Upstate New York towns in the Catskills face a staffing crisis that threatens fire response times and property values. Full-time firefighters retire or leave for more affordable regions where housing costs don't consume half their salaries. Volunteer firefighter ranks collapse as second-home owners occupy properties year-round but lack commitment to local services.
The math is brutal. A firefighter earning $45,000 to $55,000 annually cannot afford a median home price of $350,000 to $400,000 in popular Catskills towns. Young career firefighters choose departments in Hudson Valley or downstate communities where salaries track housing costs more realistically. Retiring career firefighters further deplete institutional knowledge.
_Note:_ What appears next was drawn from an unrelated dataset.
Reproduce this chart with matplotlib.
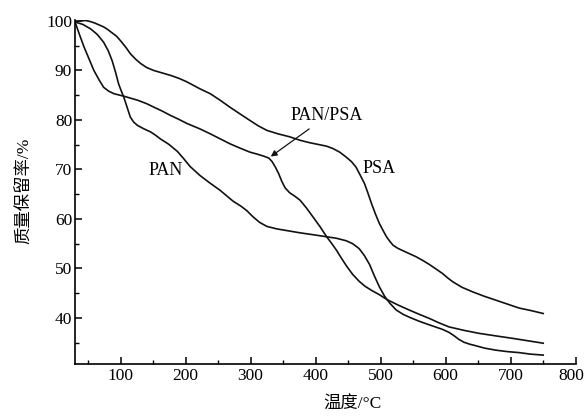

Volunteer departments that once fielded 40 to 50 active members now struggle to maintain 15. Second-home owners, concentrated in towns like Woodstock, Saugerties, and Kingston, own properties but spend weekends or summer months away. Their absence means fewer bodies available for emergency calls during peak tourist and recreation seasons, paradoxically when accident rates climb.
The problem cascades. Insurance premiums rise when response times lengthen. Property values soften if fire ratings drop. Developers hesitate to invest in towns with poor emergency coverage. Small municipalities lack budgets to hire paid crews outright.
Some towns experiment with hybrid models, combining career and volunteer staff. Others recruit from surrounding regions or offer modest housing incentives. Delaware County explored loan forgiveness programs for firefighters willing to settle permanently.
The Catskills remain destination property for wealthy buyers seeking rural retreats. But without staffing solutions, the region's fire infrastructure degrades. Homeowners pay more for worse protection. Renters and year-round residents absorb the costs of a system built to serve absent second-home owners.